NEW YORK (CNNMoney) -- After trading sharply lower most of the day, stocks slowly climbed back to end Wednesday's session modestly positive, ending an eight-day losing streak for the Dow.
The Dow Jones industrial average () rose 30 points, or 0.3%, to close at 11,896. The S&P 500 ( ) gained 6 points, or 0.5%, to 1,260; and the Nasdaq Composite ( ) added 24 points, or 0.9%, to 2,693.
It was a big comeback for the market, where the Dow had been down as much as 166 points earlier in the session. Investors found some solace in upbeat comments from Fed governors Donald Kohn, Vincent Reinhart and Brian Madigan, who told the Wall Street Journal that the Fed may consider another round of stimulus.
"It looks like all bets are back on that we will get some form of additional stimulus, possibility a QE3," said Peter Cardillo, chief market economy with Rockwell Global Capital.
U.S. stocks plunged on Tuesday as fears about the weak U.S. economy were fueled by another disappointing economic report.
"It's been this accumulation of bad economic data -- durable goods, last week's Beige Book commentary, Monday's ISM data -- that continues to force people to sell stocks," James said.
Even with Wednesday's modest gains, investors are still seeking safety in the traditional safe havens of bonds and gold. The yield on the 10-year Treasury note hit 2.6% -- its lowest level since early November.
Gold prices, meanwhile, surged to a fresh intraday record high of $1,675.90 an ounce, before backing off to $1,672.50. Oil dropped $1.86, or nearly 2%, to close at $91.93 a barrel.
The ADP private employment report presented a more positive picture of the job market. The payroll processing firm said the private sector gained 114,000 jobs in July, beating expectations that the private sector would have hired 100,000 workers in July.
All of that came ahead of Friday's report, which is expected to show that the U.S. economy created 75,000 jobs in July, according to a consensus of 16 economists surveyed by CNNMoney.
In June, the economy added a paltry 18,000 jobs. The unemployment rate is expected to hold steady at 9.2%.
In other economic data, the Institute for Supply Management's service sector index fell to a reading of 52.7 -- worse than the 53.7 reading that economists had hoped for, but still indicating expansion in the sector. In addition, the Commerce Department said June factory orders fell 0.8%, which was slightly better than the 1% decline expected by economists.
"You've seen economic number after number come in weaker than expected -- and that's much more to blame for the recent sell-off than the Washington debt ceiling drama," said Michael James, senior equity trader at Wedbush Morgan Securities.
America's Debt Crisis: Investors remain cautious as questions about the economic recovery and the United States' pristine credit rating linger.

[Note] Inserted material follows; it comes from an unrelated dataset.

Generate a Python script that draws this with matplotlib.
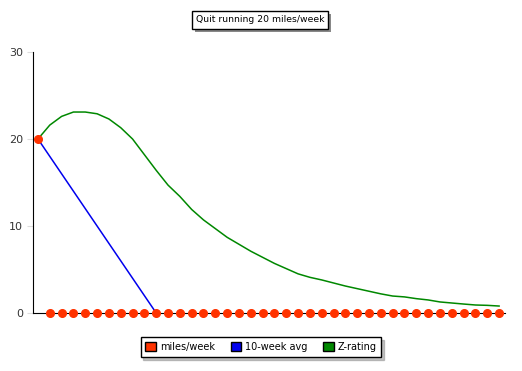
import matplotlib.pyplot as plt
from matplotlib.patches import Patch, Rectangle
import numpy as np

weeks = np.arange(40)
miles = [20] + [0] * 39
avg10 = [20, 18, 16, 14, 12, 10, 8, 6, 4, 2, 0]
zrating = [20.0, 21.6, 22.6, 23.1, 23.1, 22.9, 22.3, 21.3, 20.0, 18.2,
           16.4, 14.7, 13.4, 11.9, 10.7, 9.7, 8.7, 7.9, 7.1, 6.4,
           5.7, 5.1, 4.5, 4.1, 3.8, 3.45, 3.1, 2.8, 2.5, 2.2,
           1.95, 1.85, 1.65, 1.5, 1.27, 1.15, 1.03, 0.92, 0.88, 0.8]
yticks = [0, 10, 20, 30]

c_red = '#ff3300'
c_blue = '#0000ee'
c_green = '#008800'

fig = plt.figure(figsize=(5.22, 3.71), dpi=100)
ax = fig.add_axes([33/522, 58/371, 472/522, 261/371])

ax.plot(weeks, zrating, color=c_green, lw=1.1)
ax.plot(weeks[:len(avg10)], avg10, color=c_blue, lw=1.1)
ax.plot(weeks, miles, linestyle='none', marker='o', ms=5.5, color=c_red,
        zorder=5, clip_on=False)

ax.set_xlim(-0.42, 39.5)
ax.set_ylim(0, 30)
ax.set_yticks(yticks)
ax.set_xticks([])
ax.spines['top'].set_visible(False)
ax.spines['right'].set_visible(False)
ax.tick_params(axis='y', length=4, color='#dddddd', labelcolor='#333333', labelsize=8, pad=3)

# title box, shadow added after layout
tx, ty = 260/522, 1 - 20/371
title = fig.text(tx, ty, 'Quit running 20 miles/week', fontsize=6.7, ha='center', va='center',
                 zorder=3,
                 bbox=dict(boxstyle='square,pad=0.45', fc='white', ec='black', lw=1))

handles = [Patch(fc=c_red, ec='black', label='miles/week'),
           Patch(fc=c_blue, ec='black', label='10-week avg'),
           Patch(fc=c_green, ec='black', label='Z-rating')]
leg = fig.legend(handles=handles, loc='center', bbox_to_anchor=(261/522, 1 - 347/371),
                 ncol=3, fontsize=7, frameon=True, fancybox=False,
                 shadow={'color': '#888888'}, edgecolor='black',
                 handlelength=1.1, handleheight=1.1, handletextpad=0.4,
                 columnspacing=1.6, borderpad=0.5)
leg.get_frame().set_linewidth(1)

fig.canvas.draw()
bb = title.get_bbox_patch().get_window_extent(fig.canvas.get_renderer())
bb = bb.transformed(fig.transFigure.inverted())
fig.add_artist(Rectangle((bb.x0 + 3/522, bb.y0 - 3/371), bb.width, bb.height,
                         transform=fig.transFigure, fc='#888888', ec='none', zorder=2))

fig.savefig('out.png', dpi=100)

Fitch Ratings and Moody's Investors Services confirmed the nation's AAA status Tuesday, following a resolution to raise the debt ceiling and cut fiscal spending. But Standard & Poor's has not yet weighed in on the country's debt rating, after putting it on negative watch last month.
Companies: Time Warner ( , Fortune 500), the media company and parent to CNNMoney, beat earnings expectations. Shares fell more than 1%.Time Warner reported net income of $638 million, or 59 cents per share, and revenue of $7 billion. The media company was expected to report a profit of 56 cents per share and revenue of $6.8 billion.
Dunkin' Brands () reported its first earnings since going public last week. The parent of the Dunkin' Donuts chain reported that global sales jumped 7% in the second quarter, compared to the year-earlier quarter, while same-store sales in the United States edged up about 3%.
But the growth in sales failed to lift profits. Net income was practically unchanged at $17.2 million for the quarter. The company's stock slid about 4%.
Shares of Open Table () dropped 5.5% after the online provider of restaurant reservations disappointed investors by missing sales estimates.
MasterCard (Fortune 500) shares jumped 13% after the company posted a 33% increase in quarterly profits well ahead of analysts' expectations.,
World markets: Fears about a slowing global economy triggered losses in world markets.
European stocks closed broadly lower. Britain's FTSE 100 tumbled 2.3%, the DAX in Germany fell 2.3% and France's CAC 40 decreased 2%.
Asian markets ended in the red. The Shanghai Composite slipped 0.3%, the Hang Seng in Hong Kong dropped 1.9% and Japan's Nikkei tumbled 2.1%.
Currencies: The dollar was lower against the euro, the Japanese yen and British pound.